> [RECORDED DATA]:

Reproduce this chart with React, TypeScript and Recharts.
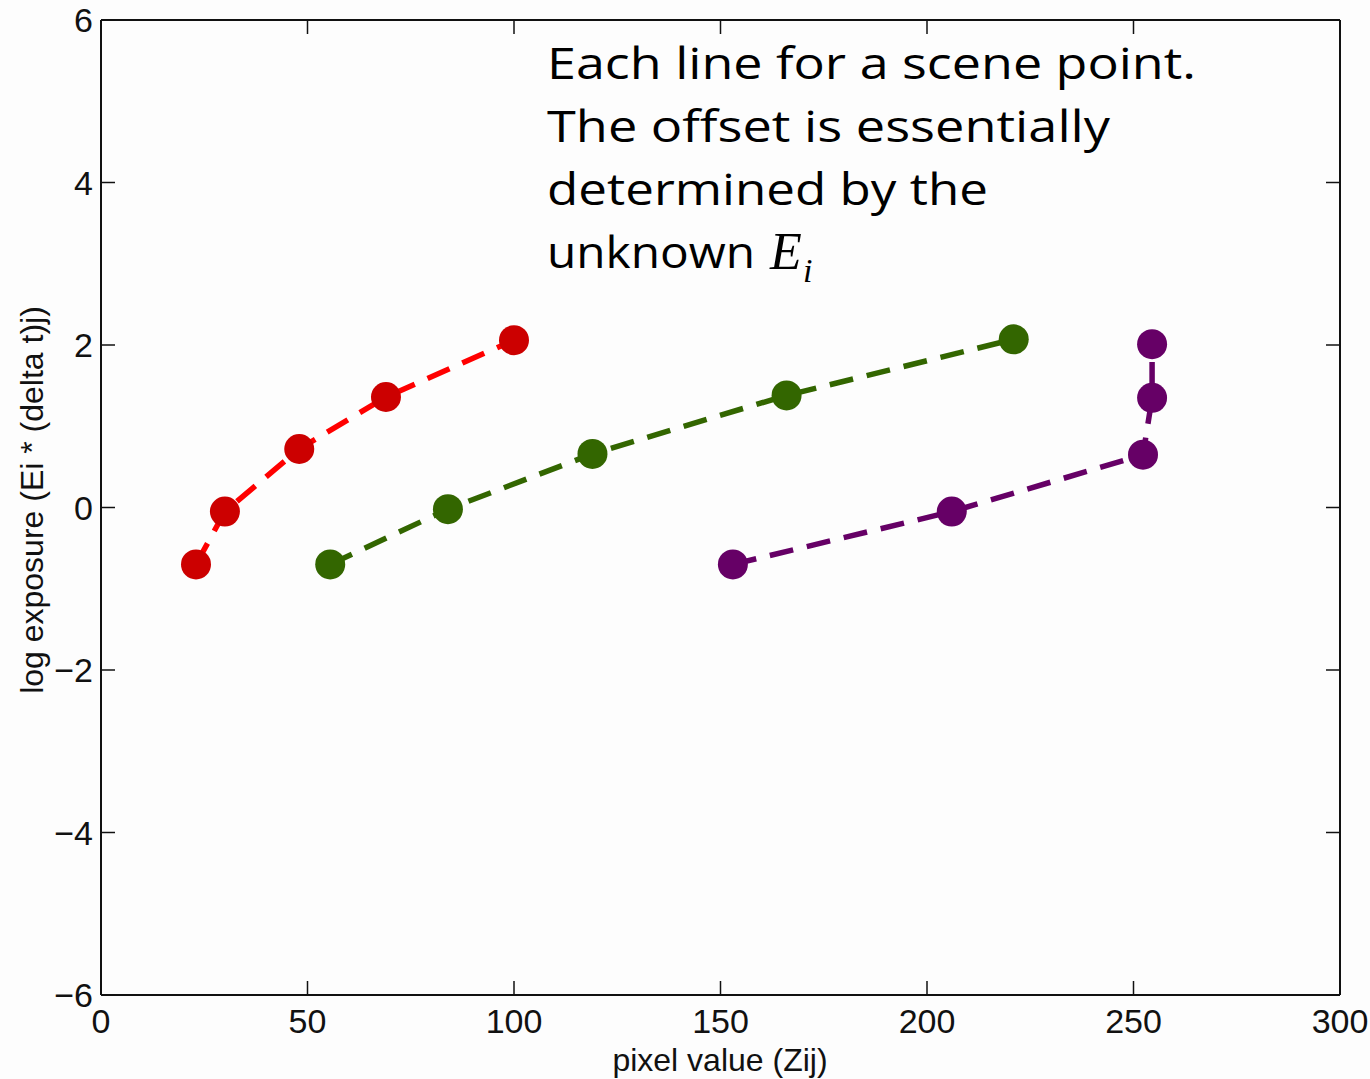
import React from "react";
import { LineChart, Line, XAxis, YAxis } from "recharts";

// pixel value (Zij) vs log exposure, one line per scene point
const redX = [23, 30, 48, 69, 100];
const redY = [-0.7, -0.05, 0.72, 1.36, 2.06];
const greenX = [55.5, 84, 119, 166, 221];
const greenY = [-0.7, -0.02, 0.66, 1.38, 2.07];
const purpleX = [153, 206, 252.3, 254.5, 254.5];
const purpleY = [-0.7, -0.05, 0.65, 1.35, 2.01];

const xTicks = [0, 50, 100, 150, 200, 250, 300];
const yTicks = [-6, -4, -2, 0, 2, 4, 6];

const toPoints = (xs: number[], ys: number[]) => xs.map((x, i) => ({ x, y: ys[i] }));

const series = [
  { name: "red", data: toPoints(redX, redY), line: "#ff0000", dot: "#cc0000" },
  { name: "green", data: toPoints(greenX, greenY), line: "#336600", dot: "#336600" },
  { name: "purple", data: toPoints(purpleX, purpleY), line: "#660066", dot: "#660066" },
];

const AXIS_FONT = "'Liberation Sans', Arial, sans-serif";
const TICK_LEN = 13;
const fmt = (v: number) => (v < 0 ? "\u2212" + Math.abs(v) : String(v));

function BottomTick({ x, y, payload }: any) {
  return (
    <g>
      <line x1={x} x2={x} y1={y - 1} y2={y - 1 - TICK_LEN} stroke="#111" strokeWidth={1.5} />
      <text x={x} y={y + 38} textAnchor="middle" fontSize={34} fontFamily={AXIS_FONT} fill="#111">
        {fmt(payload.value)}
      </text>
    </g>
  );
}

function TopTick({ x, y }: any) {
  return <line x1={x} x2={x} y1={y + 1} y2={y + 1 + TICK_LEN} stroke="#111" strokeWidth={1.5} />;
}

function LeftTick({ x, y, payload }: any) {
  return (
    <g>
      <line x1={x + 1} x2={x + 1 + TICK_LEN} y1={y} y2={y} stroke="#111" strokeWidth={1.5} />
      <text x={x - 8} y={y + 12} textAnchor="end" fontSize={34} fontFamily={AXIS_FONT} fill="#111">
        {fmt(payload.value)}
      </text>
    </g>
  );
}

function RightTick({ x, y }: any) {
  return <line x1={x - 1} x2={x - 1 - TICK_LEN} y1={y} y2={y} stroke="#111" strokeWidth={1.5} />;
}

export default function App() {
  return (
    <div style={{ position: "absolute", left: 0, top: 0, width: 1370, height: 1079, background: "#fdfdfd" }}>
      <LineChart width={1370} height={1079} margin={{ top: 19, right: 29, bottom: 83, left: 100 }}>
        <XAxis
          xAxisId="b"
          dataKey="x"
          type="number"
          domain={[0, 300]}
          ticks={xTicks}
          allowDataOverflow
          height={1}
          tickSize={0}
          tickMargin={0}
          axisLine={{ stroke: "#111", strokeWidth: 2 }}
          tick={<BottomTick />}
          interval={0}
        />
        <XAxis
          xAxisId="t"
          orientation="top"
          dataKey="x"
          type="number"
          domain={[0, 300]}
          ticks={xTicks}
          allowDataOverflow
          height={1}
          tickSize={0}
          tickMargin={0}
          axisLine={{ stroke: "#111", strokeWidth: 2 }}
          tick={<TopTick />}
          interval={0}
        />
        <YAxis
          yAxisId="l"
          type="number"
          domain={[-6, 6]}
          ticks={yTicks}
          allowDataOverflow
          width={1}
          tickSize={0}
          tickMargin={0}
          axisLine={{ stroke: "#111", strokeWidth: 2 }}
          tick={<LeftTick />}
          interval={0}
        />
        <YAxis
          yAxisId="r"
          orientation="right"
          type="number"
          domain={[-6, 6]}
          ticks={yTicks}
          allowDataOverflow
          width={1}
          tickSize={0}
          tickMargin={0}
          axisLine={{ stroke: "#111", strokeWidth: 2 }}
          tick={<RightTick />}
          interval={0}
        />
        {series.map((s) => (
          <Line
            key={s.name}
            data={s.data}
            dataKey="y"
            xAxisId="b"
            yAxisId="l"
            type="linear"
            stroke={s.line}
            strokeWidth={5.5}
            strokeDasharray="24 14"
            dot={{ r: 15, fill: s.dot, stroke: "none", strokeDasharray: "" }}
            activeDot={false}
            isAnimationActive={false}
          />
        ))}
      </LineChart>

      <svg
        width={1370}
        height={1079}
        style={{ position: "absolute", left: 0, top: 0, pointerEvents: "none" }}
      >
        <text x={720} y={1071} textAnchor="middle" fontSize={32} fontFamily={AXIS_FONT} fill="#111">
          pixel value (Zij)
        </text>
        <text
          transform="translate(43, 500) rotate(-90)"
          textAnchor="middle"
          fontSize={32}
          fontFamily={AXIS_FONT}
          fill="#111"
        >
          log exposure (Ei * (delta t)j)
        </text>

        <g fontFamily="'Open Sans', 'Noto Sans', sans-serif" fontSize={44} fill="#000">
          <text x={547} y={79} textLength={649} lengthAdjust="spacingAndGlyphs">
            Each line for a scene point.
          </text>
          <text x={547} y={142} textLength={563} lengthAdjust="spacingAndGlyphs">
            The offset is essentially
          </text>
          <text x={547} y={205} textLength={441} lengthAdjust="spacingAndGlyphs">
            determined by the
          </text>
          <text x={547} y={268} textLength={208} lengthAdjust="spacingAndGlyphs">
            unknown
          </text>
        </g>
        <text
          x={770}
          y={269}
          fontSize={52}
          fontStyle="italic"
          fontFamily="'Liberation Serif', 'Times New Roman', serif"
          fill="#000"
        >
          E
        </text>
        <text
          x={803}
          y={282}
          fontSize={34}
          fontStyle="italic"
          fontFamily="'Liberation Serif', 'Times New Roman', serif"
          fill="#000"
        >
          i
        </text>
      </svg>
    </div>
  );
}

> [AIM]:
Starting at the top of the listing above, please restate word for word each line up to and including the one that holds "Line, XAxis, YAxis", omitting every image.

> [WRITTEN ANSWER]:
Reproduce this chart with React, TypeScript and Recharts.
import React from "react";
import { LineChart, Line, XAxis, YAxis } from "recharts";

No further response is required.